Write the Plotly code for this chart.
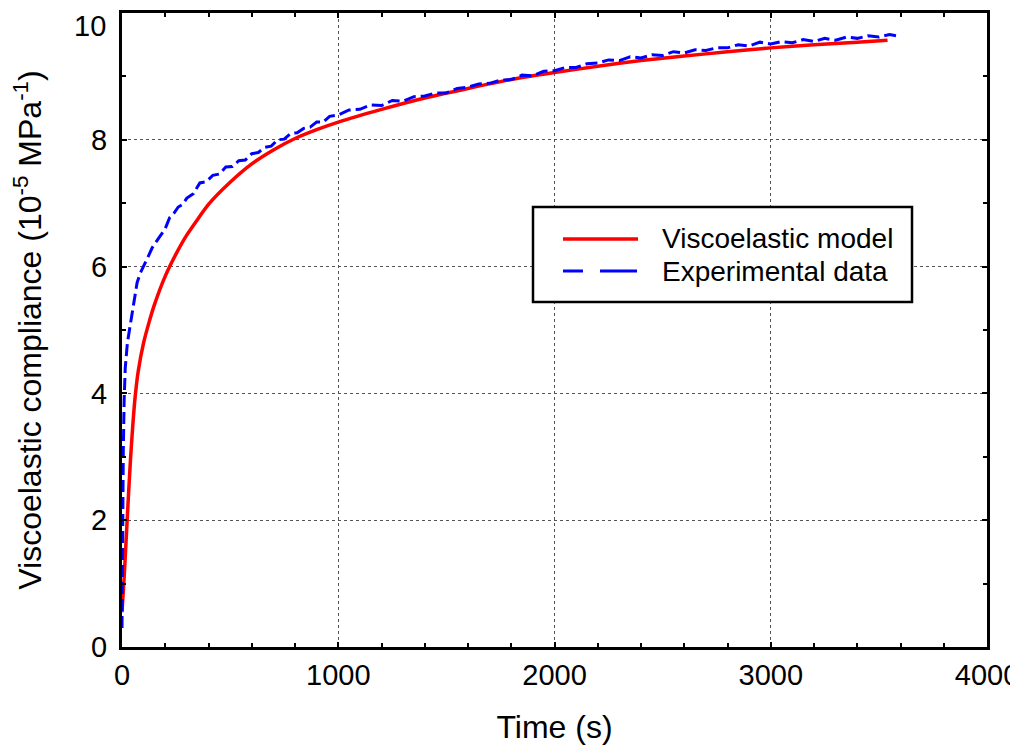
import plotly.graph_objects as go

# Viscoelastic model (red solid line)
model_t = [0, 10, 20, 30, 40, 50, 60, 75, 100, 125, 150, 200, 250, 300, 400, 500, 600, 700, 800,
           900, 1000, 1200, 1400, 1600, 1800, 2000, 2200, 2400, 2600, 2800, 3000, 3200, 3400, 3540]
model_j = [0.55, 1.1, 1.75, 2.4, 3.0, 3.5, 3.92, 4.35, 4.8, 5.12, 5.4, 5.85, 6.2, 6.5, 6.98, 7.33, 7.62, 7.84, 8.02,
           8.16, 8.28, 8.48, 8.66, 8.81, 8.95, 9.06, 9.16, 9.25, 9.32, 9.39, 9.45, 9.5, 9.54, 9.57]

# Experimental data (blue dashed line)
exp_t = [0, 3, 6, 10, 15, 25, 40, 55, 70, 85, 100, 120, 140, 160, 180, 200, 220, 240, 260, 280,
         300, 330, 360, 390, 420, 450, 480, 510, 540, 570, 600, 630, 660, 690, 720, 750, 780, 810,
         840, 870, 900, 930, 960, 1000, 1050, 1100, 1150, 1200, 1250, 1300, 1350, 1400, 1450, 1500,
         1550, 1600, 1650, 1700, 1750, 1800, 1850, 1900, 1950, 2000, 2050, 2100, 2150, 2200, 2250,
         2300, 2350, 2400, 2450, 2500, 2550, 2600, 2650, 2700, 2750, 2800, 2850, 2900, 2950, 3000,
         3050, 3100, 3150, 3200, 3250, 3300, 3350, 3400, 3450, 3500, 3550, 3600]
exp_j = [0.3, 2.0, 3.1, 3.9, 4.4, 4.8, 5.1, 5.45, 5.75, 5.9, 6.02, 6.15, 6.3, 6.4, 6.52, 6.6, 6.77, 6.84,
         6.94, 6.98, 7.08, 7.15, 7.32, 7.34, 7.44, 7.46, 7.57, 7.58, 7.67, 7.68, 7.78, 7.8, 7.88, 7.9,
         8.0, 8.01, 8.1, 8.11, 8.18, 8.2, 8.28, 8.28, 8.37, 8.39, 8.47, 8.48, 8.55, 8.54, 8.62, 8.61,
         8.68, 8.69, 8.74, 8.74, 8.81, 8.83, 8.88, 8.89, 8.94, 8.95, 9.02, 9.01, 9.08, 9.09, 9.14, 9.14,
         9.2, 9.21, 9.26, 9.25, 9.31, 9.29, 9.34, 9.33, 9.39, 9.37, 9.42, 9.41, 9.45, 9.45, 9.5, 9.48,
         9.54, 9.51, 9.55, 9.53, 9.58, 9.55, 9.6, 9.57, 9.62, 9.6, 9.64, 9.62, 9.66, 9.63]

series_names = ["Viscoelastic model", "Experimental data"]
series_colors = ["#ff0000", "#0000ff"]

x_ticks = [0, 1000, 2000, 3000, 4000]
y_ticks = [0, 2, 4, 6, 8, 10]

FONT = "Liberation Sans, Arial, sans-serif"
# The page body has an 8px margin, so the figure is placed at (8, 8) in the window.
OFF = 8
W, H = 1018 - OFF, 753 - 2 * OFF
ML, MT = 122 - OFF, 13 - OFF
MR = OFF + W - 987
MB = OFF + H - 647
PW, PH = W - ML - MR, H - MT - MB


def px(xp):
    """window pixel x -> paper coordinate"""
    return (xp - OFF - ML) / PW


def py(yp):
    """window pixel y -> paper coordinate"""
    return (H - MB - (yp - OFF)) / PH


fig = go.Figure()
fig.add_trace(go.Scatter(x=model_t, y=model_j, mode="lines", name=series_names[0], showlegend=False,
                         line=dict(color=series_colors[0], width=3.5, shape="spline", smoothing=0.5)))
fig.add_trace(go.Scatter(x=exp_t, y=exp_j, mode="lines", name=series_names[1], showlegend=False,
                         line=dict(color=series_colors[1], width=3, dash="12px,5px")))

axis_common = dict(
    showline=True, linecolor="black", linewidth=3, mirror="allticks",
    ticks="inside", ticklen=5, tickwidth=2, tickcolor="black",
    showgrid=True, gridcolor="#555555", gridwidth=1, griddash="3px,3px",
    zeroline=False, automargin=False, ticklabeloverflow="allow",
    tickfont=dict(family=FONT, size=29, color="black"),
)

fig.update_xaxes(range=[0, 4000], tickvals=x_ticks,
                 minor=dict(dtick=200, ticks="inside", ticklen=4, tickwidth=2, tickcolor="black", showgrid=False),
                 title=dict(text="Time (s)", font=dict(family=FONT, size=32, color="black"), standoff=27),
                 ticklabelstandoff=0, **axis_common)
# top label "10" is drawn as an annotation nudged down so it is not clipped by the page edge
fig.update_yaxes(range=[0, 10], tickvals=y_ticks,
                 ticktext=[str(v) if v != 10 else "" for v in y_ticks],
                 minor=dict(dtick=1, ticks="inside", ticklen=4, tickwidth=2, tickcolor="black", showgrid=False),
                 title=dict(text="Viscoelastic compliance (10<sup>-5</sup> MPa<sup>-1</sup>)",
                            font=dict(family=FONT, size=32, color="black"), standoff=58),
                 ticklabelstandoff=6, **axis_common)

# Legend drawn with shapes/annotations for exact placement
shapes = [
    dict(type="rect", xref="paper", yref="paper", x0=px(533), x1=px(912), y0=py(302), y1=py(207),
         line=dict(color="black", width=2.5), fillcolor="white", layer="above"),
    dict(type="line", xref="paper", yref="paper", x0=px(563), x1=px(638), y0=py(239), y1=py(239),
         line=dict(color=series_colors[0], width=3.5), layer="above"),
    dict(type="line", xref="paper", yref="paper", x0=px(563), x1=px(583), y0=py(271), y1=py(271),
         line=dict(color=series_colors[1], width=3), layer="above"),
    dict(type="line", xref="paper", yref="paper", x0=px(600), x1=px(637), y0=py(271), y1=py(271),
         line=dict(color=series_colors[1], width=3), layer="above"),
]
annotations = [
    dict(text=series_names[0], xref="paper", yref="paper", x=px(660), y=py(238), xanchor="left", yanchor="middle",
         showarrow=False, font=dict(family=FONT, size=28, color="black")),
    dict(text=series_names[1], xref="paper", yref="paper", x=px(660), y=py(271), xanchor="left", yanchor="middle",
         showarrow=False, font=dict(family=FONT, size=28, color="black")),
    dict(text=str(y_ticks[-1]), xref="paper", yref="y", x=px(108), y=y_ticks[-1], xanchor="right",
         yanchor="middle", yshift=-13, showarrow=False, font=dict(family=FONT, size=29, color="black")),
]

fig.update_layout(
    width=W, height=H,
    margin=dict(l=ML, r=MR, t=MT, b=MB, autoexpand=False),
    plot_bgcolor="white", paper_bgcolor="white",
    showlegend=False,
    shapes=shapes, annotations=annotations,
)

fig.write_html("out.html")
== == ==
Write out the lines from the start of the material to the line with "import plotly.graph_objects as go", inclusive and exactly. Skip the pictures.

* _Response to the task_
Write the Plotly code for this chart.
import plotly.graph_objects as go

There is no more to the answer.